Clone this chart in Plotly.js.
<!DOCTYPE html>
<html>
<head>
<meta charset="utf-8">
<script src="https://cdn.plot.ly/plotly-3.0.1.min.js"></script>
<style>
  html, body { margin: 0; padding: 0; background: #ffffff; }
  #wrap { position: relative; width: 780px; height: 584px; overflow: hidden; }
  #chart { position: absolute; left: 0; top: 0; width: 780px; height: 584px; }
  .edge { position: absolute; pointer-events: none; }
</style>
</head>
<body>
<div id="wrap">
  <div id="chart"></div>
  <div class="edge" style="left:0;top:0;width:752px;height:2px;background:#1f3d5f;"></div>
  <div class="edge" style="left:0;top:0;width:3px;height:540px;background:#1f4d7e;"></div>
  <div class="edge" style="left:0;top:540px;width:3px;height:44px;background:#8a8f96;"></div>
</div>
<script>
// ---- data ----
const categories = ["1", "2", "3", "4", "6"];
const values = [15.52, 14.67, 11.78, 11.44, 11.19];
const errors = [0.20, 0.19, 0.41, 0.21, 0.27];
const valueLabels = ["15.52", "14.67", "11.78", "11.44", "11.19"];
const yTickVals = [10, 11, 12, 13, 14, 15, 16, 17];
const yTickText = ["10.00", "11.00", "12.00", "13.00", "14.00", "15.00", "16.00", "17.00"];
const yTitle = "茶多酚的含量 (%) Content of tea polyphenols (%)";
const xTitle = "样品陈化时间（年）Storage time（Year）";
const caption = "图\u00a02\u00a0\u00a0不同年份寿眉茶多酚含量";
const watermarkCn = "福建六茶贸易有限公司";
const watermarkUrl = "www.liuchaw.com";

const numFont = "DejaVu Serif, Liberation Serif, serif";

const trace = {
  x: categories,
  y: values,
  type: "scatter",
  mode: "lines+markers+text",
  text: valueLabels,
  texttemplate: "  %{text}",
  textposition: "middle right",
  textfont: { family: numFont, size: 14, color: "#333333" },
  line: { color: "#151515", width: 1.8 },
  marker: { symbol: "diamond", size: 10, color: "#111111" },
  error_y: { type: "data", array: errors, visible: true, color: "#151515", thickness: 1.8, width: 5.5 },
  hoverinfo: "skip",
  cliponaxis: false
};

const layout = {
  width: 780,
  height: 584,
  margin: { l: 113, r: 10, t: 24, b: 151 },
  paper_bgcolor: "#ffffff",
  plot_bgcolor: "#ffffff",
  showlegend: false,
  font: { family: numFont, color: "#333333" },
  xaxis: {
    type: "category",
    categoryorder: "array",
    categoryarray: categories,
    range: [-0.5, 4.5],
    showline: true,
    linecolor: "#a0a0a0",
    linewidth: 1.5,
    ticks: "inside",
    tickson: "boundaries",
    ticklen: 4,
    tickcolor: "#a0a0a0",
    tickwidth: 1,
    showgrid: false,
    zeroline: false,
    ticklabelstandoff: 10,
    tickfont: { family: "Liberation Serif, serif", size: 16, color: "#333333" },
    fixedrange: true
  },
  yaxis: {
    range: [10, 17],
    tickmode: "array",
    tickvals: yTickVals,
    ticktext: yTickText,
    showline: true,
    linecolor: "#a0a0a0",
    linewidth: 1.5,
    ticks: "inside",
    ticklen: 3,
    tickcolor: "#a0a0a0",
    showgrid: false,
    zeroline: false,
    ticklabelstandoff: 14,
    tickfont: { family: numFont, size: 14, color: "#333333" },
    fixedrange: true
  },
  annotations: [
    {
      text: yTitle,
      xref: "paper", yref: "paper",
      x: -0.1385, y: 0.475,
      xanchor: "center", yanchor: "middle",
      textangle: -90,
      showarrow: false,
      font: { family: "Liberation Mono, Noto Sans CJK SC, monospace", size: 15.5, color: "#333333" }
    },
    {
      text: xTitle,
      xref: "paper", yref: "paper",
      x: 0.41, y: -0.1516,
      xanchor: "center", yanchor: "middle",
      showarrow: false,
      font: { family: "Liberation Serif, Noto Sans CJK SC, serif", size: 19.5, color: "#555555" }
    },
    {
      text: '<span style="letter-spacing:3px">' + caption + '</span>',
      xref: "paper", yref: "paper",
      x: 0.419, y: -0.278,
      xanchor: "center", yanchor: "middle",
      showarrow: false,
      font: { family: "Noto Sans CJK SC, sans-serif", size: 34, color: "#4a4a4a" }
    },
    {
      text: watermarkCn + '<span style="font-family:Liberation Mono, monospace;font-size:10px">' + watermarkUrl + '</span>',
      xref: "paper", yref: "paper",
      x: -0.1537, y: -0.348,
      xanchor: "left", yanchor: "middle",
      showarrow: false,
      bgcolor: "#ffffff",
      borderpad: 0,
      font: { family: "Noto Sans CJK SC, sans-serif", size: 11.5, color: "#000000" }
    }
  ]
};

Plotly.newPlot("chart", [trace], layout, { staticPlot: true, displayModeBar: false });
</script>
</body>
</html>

···

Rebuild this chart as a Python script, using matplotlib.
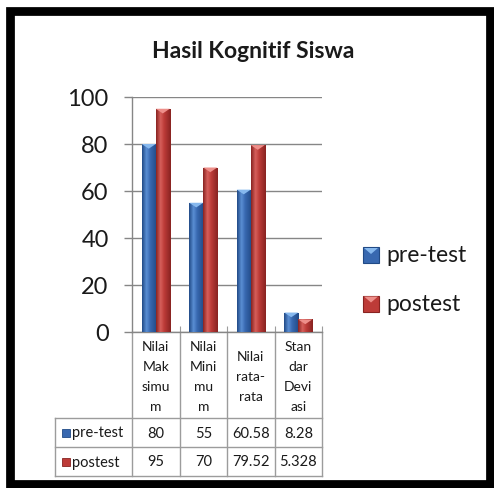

···

Tally the lines of the listing in which the word "script" occurs, and state the total alone.

§ **Result for this task**: 4